The first application pool includes a mix of I/O-intensive and CPU-intensive programs: pack archive (pax -w), search for a word in a large file (grep), compute a checksum many times over a small set of files (cksum), solve a traveling salesman problem (tsp), solve iteratively a large discrete Laplace equation using successive overrelaxation (sor), count words (wc), compile (gcc), compress (gzip), and uncompress (gunzip). For this experiment, we chose applications on which both Xok/ExOS and FreeBSD run roughly equivalently. Each application runs for at least several seconds and is run in a separate directory from the others (to avoid cooperative buffer cache reuse). The pseudo-random number generators are identical and start with the same seed, thus producing identical schedules. The applications we chose compete for the CPU, memory, and the disk.
Figure 4 shows on a log scale the results for five different experiments: seven jobs with a maximum concurrency of one job through 35 jobs with a maximum concurrency of five jobs. The results show that an exokernel system can achieve performance roughly comparable to UNIX, despite being mostly untuned for global performance.
With a second application pool, we examine global performance when specialized applications (emulated by applications that benefit from C-FFS's performance advantages) compete with each other and non-specialized applications.

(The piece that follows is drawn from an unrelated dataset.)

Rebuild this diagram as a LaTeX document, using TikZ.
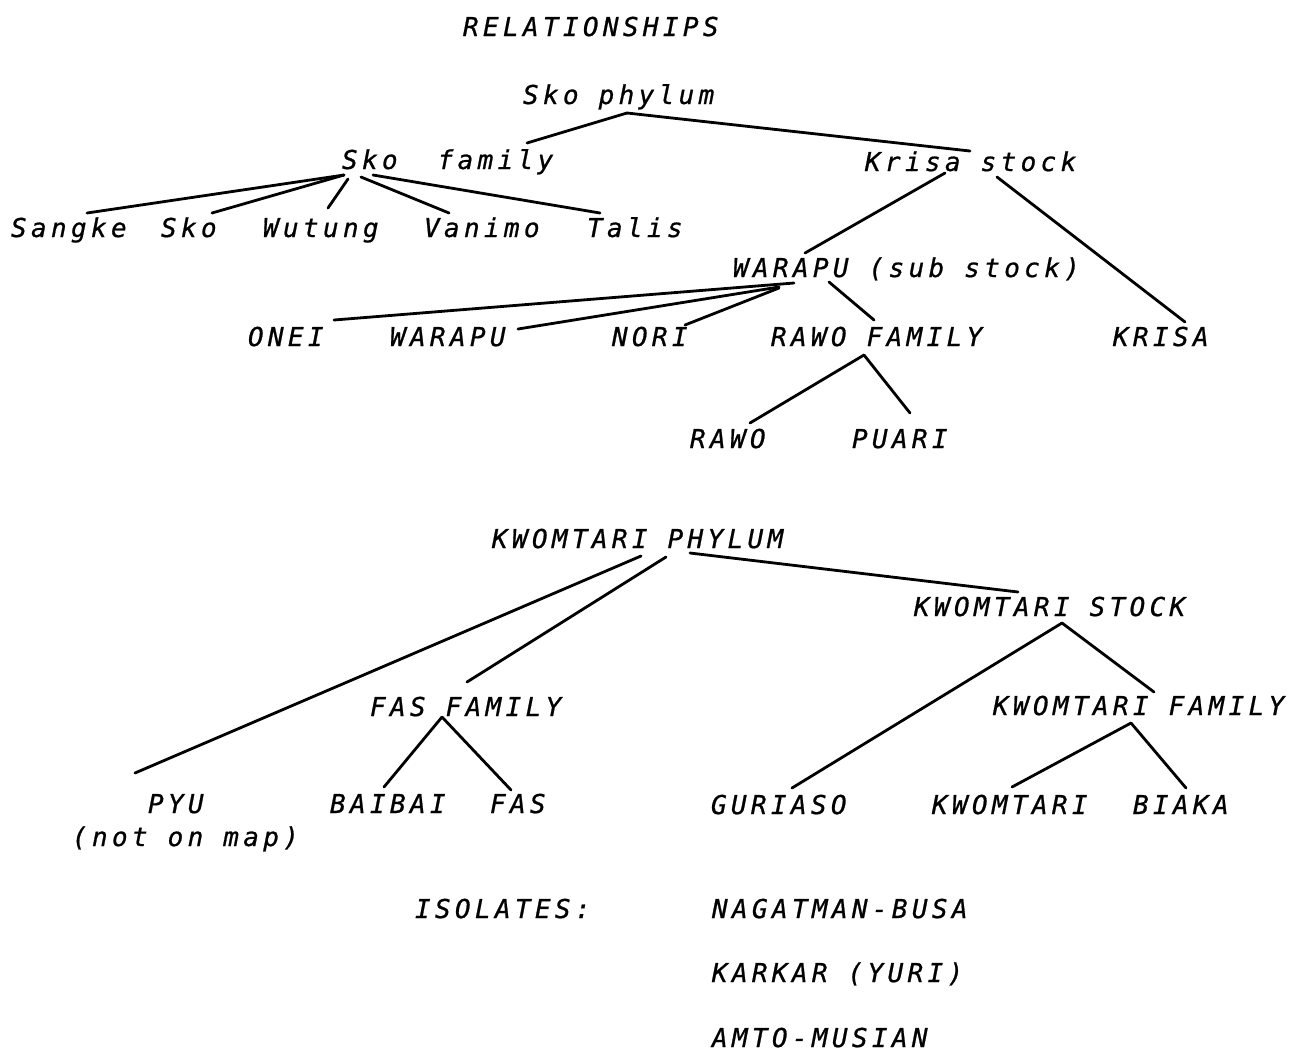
\documentclass[tikz,border=0pt]{standalone}
\usepackage{fontspec}
\newfontfamily\tw{DejaVu Sans Mono}[LetterSpace=16.7,FakeBold=0.8]
\begin{document}
\begin{tikzpicture}[x=0.5pt,y=-0.5pt,
  lbl/.style={anchor=base west,inner sep=0pt,outer sep=0pt,font=\tw\itshape\fontsize{13pt}{15pt}\selectfont},
  edge/.style={line width=1.4pt,line cap=round}]
\useasboundingbox[fill=white] (0,0) rectangle (1306,1057);
% labels
\node[lbl] (rel) at (463,36) {RELATIONSHIPS};
\node[lbl] (skophy) at (523,104) {Sko phylum};
\node[lbl] (skofam) at (342,169) {Sko\ \ family};
\node[lbl] (krisast) at (865,171) {Krisa stock};
\node[lbl] (sangke) at (11,237) {Sangke};
\node[lbl] (sko) at (161,237) {Sko};
\node[lbl] (wutung) at (263,237) {Wutung};
\node[lbl] (vanimo) at (424,237) {Vanimo};
\node[lbl] (talis) at (587,237) {Talis};
\node[lbl] (warsub) at (733,277) {WARAPU (sub stock)};
\node[lbl] (onei) at (248,346) {ONEI};
\node[lbl] (warapu) at (390,346) {WARAPU};
\node[lbl] (nori) at (612,346) {NORI};
\node[lbl] (rawofam) at (771,346) {RAWO FAMILY};
\node[lbl] (krisa) at (1113,346) {KRISA};
\node[lbl] (rawo) at (690,448) {RAWO};
\node[lbl] (puari) at (852,448) {PUARI};
\node[lbl] (kwphy) at (492,548) {KWOMTARI PHYLUM};
\node[lbl] (kwstock) at (914,616) {KWOMTARI STOCK};
\node[lbl] (fasfam) at (370,716) {FAS FAMILY};
\node[lbl] (kwfam) at (993,715) {KWOMTARI FAMILY};
\node[lbl] (pyu) at (148,813) {PYU};
\node[lbl] (notmap) at (72,846) {(not on map)};
\node[lbl] (baibai) at (330,813) {BAIBAI};
\node[lbl] (fas) at (490,813) {FAS};
\node[lbl] (guriaso) at (711,814) {GURIASO};
\node[lbl] (kwomtari) at (932,814) {KWOMTARI};
\node[lbl] (biaka) at (1133,814) {BIAKA};
\node[lbl] (isol) at (415,918) {ISOLATES:};
\node[lbl] (nag) at (712,918) {NAGATMAN-BUSA};
\node[lbl] (kar) at (712,982) {KARKAR (YURI)};
\node[lbl] (amto) at (712,1047) {AMTO-MUSIAN};
% connectors
\draw[edge] ([shift={(104,9)}]skophy.base west) -- ([shift={(185,-26)}]skofam.base west);
\draw[edge] ([shift={(104,9)}]skophy.base west) -- ([shift={(105,-20)}]krisast.base west);
\draw[edge] ([shift={(2,6)}]skofam.base west) -- ([shift={(76,-24)}]sangke.base west);
\draw[edge] ([shift={(2,6)}]skofam.base west) -- ([shift={(51,-24)}]sko.base west);
\draw[edge] ([shift={(6,10)}]skofam.base west) -- ([shift={(65,-29)}]wutung.base west);
\draw[edge] ([shift={(19,8)}]skofam.base west) -- ([shift={(25,-24)}]vanimo.base west);
\draw[edge] ([shift={(31,6)}]skofam.base west) -- ([shift={(13,-24)}]talis.base west);
\draw[edge] ([shift={(80,2)}]krisast.base west) -- ([shift={(72,-24)}]warsub.base west);
\draw[edge] ([shift={(132,6)}]krisast.base west) -- ([shift={(72,-24)}]krisa.base west);
\draw[edge] ([shift={(61,6)}]warsub.base west) -- ([shift={(86,-26)}]onei.base west);
\draw[edge] ([shift={(46,10)}]warsub.base west) -- ([shift={(128,-17)}]warapu.base west);
\draw[edge] ([shift={(46,11)}]warsub.base west) -- ([shift={(73,-21)}]nori.base west);
\draw[edge] ([shift={(96,5)}]warsub.base west) -- ([shift={(103,-26)}]rawofam.base west);
\draw[edge] ([shift={(93,9)}]rawofam.base west) -- ([shift={(60,-25)}]rawo.base west);
\draw[edge] ([shift={(93,9)}]rawofam.base west) -- ([shift={(58,-35)}]puari.base west);
\draw[edge] ([shift={(149,8)}]kwphy.base west) -- ([shift={(-13,-40)}]pyu.base west);
\draw[edge] ([shift={(174,9)}]kwphy.base west) -- ([shift={(97,-34)}]fasfam.base west);
\draw[edge] ([shift={(198,5)}]kwphy.base west) -- ([shift={(104,-24)}]kwstock.base west);
\draw[edge] ([shift={(72,1)}]fasfam.base west) -- ([shift={(54,-26)}]baibai.base west);
\draw[edge] ([shift={(72,1)}]fasfam.base west) -- ([shift={(21,-23)}]fas.base west);
\draw[edge] ([shift={(148,7)}]kwstock.base west) -- ([shift={(81,-26)}]guriaso.base west);
\draw[edge] ([shift={(148,7)}]kwstock.base west) -- ([shift={(161,-23)}]kwfam.base west);
\draw[edge] ([shift={(138,8)}]kwfam.base west) -- ([shift={(80,-27)}]kwomtari.base west);
\draw[edge] ([shift={(138,8)}]kwfam.base west) -- ([shift={(53,-26)}]biaka.base west);
\end{tikzpicture}
\end{document}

This pool includes tsp and sor from above, unpack archive (pax -r) from Section 6, recursive copy (cp -r) from Section 6, and comparison (diff) of two identical 5 MB files. The pax and cp applications represent the specialized applications.
Figure 5 shows on a log scale the results for five experiments: seven jobs with a maximum concurrency of one job through 35 jobs with a maximum concurrency of 5 jobs. The results show that global performance on an exokernel system does not degrade even when some applications use resources aggressively. In fact, the relative performance difference between FreeBSD and Xok/ExOS increases with job concurrency.

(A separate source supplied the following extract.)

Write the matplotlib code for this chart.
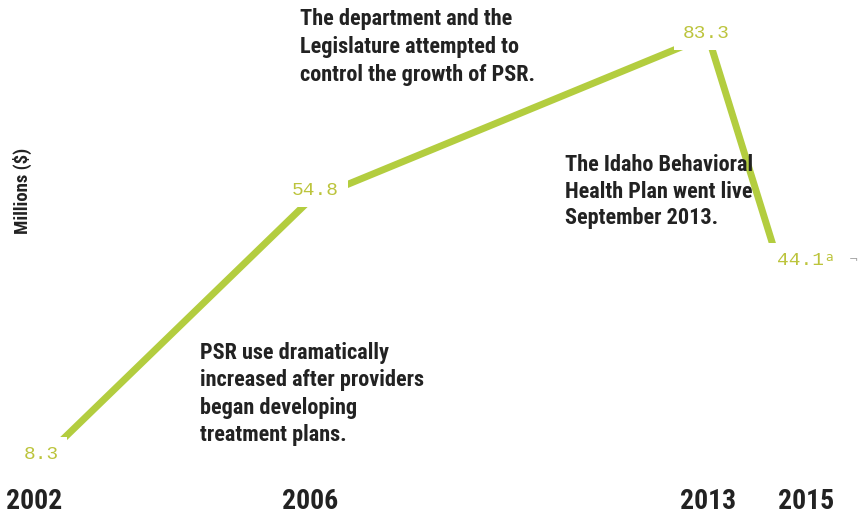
import matplotlib; matplotlib.use("Agg")
import matplotlib.pyplot as plt
import matplotlib.transforms as mtransforms
import numpy as np

# PSR spending, millions of dollars
years = [2002, 2006, 2013, 2015]
values = [8.3, 54.8, 83.3, 44.1]
value_labels = ["8.3", "54.8", "83.3", "44.1"]
year_labels = ["2002", "2006", "2013", "2015"]
notes = [
    "The department and the\nLegislature attempted to\ncontrol the growth of PSR.",
    "The Idaho Behavioral\nHealth Plan went live\nSeptember 2013.",
    "PSR use dramatically\nincreased after providers\nbegan developing\ntreatment plans.",
]

# the original x axis is not evenly spaced: piecewise scale, year -> pixel
KNOT_YR = [1990, 2002, 2006, 2013, 2015, 2030]
KNOT_PX = [34 - 12 * 69, 34, 310, 708, 778, 778 + 15 * 35]
fwd = lambda x: np.interp(x, KNOT_YR, KNOT_PX)
inv = lambda p: np.interp(p, KNOT_PX, KNOT_YR)

LINE = "#b3cd3f"; NUM = "#bcc43c"
FAM = ["Roboto Condensed", "Liberation Sans Narrow", "Roboto", "DejaVu Sans"]
BOLD = dict(family=FAM, weight="bold", color="#222222")

fig = plt.figure(figsize=(8.66, 5.16), dpi=100)
ax = fig.add_axes([0, 0, 1, 1])
ax.set_xscale("function", functions=(fwd, inv))
ax.set_xlim(inv(0), inv(866)); ax.set_ylim(-0.18, 89.56)
ax.axis("off")

ax.plot(years, values, color=LINE, lw=5.0, solid_capstyle="butt", zorder=2)

offs = [(5, 9), (4, 7), (-1, 2), (16, 1)]
for x, v, s, o in zip(years, values, value_labels, offs):
    ax.annotate(s, (x, v), xytext=o, textcoords="offset points", ha="center", va="center",
                fontsize=14, family="Liberation Mono", color=NUM, zorder=4,
                bbox=dict(boxstyle="square,pad=0.45", fc="white", ec="none"))
ax.annotate("a", (years[-1], values[-1]), xytext=(37, 3), textcoords="offset points",
            ha="center", va="center", fontsize=9, color=NUM, zorder=5)
ax.annotate("¬", (years[-1], values[-1]), xytext=(54, 1), textcoords="offset points",
            ha="center", va="center", fontsize=8, color="#999999", zorder=5)

tr = mtransforms.blended_transform_factory(ax.transData, ax.transAxes)
for i, (x, s) in enumerate(zip(years, year_labels)):
    ax.text(x, 0.028, s, transform=tr, ha="left" if i == len(years) - 1 else "center",
            va="center", fontsize=20, **BOLD)

fig.text(0.026, 0.63, "Millions ($)", rotation=90, ha="center", va="center", fontsize=13.5, **BOLD)

for (fx, fy), s, ls in zip([(0.346, 0.985), (0.652, 0.702), (0.231, 0.338)], notes, [1.36, 1.28, 1.33]):
    fig.text(fx, fy, s, ha="left", va="top", fontsize=16, linespacing=ls, **BOLD)

fig.savefig("out.png", dpi=100)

The central challenge in an exokernel system is not enforcing a global system policy but, rather, deriving the information needed to decide what enforcement involves and doing so in such a way that application flexibility is minimally curtailed. Since an exokernel controls resource allocation and revocation, it has the power to enforce global policies. Quota-based schemes, for instance, can be trivially enforced using only allocation denial and revocation. Fortunately, the crudeness of successful global optimizations allows global schemes to be readily implemented by an exokernel. For example, Xok currently tracks global LRU information that applications can use when deallocating resources.
We believe that an exokernel can provide global performance superior to current systems. First, effective local optimization can mean there are more resources for the entire system. Second, an exokernel gives application writers machinery to orchestrate inter-application resource management, allowing them to perform domain-specific global optimizations not possible on current centralized systems (e.g., the UNIX ``make'' program could be modified to orchestrate the complete build process). Third, an exokernel can unify the many space-partitioned caches in current systems (e.g., the buffer cache, network buffers, etc.). Fourth, since applications can know when resources are scarce, they can make better use of resources when layering abstractions. For example, a web server that caches documents in virtual memory could stop caching documents when its cache does not fit in main memory. Future research will pursue these issues.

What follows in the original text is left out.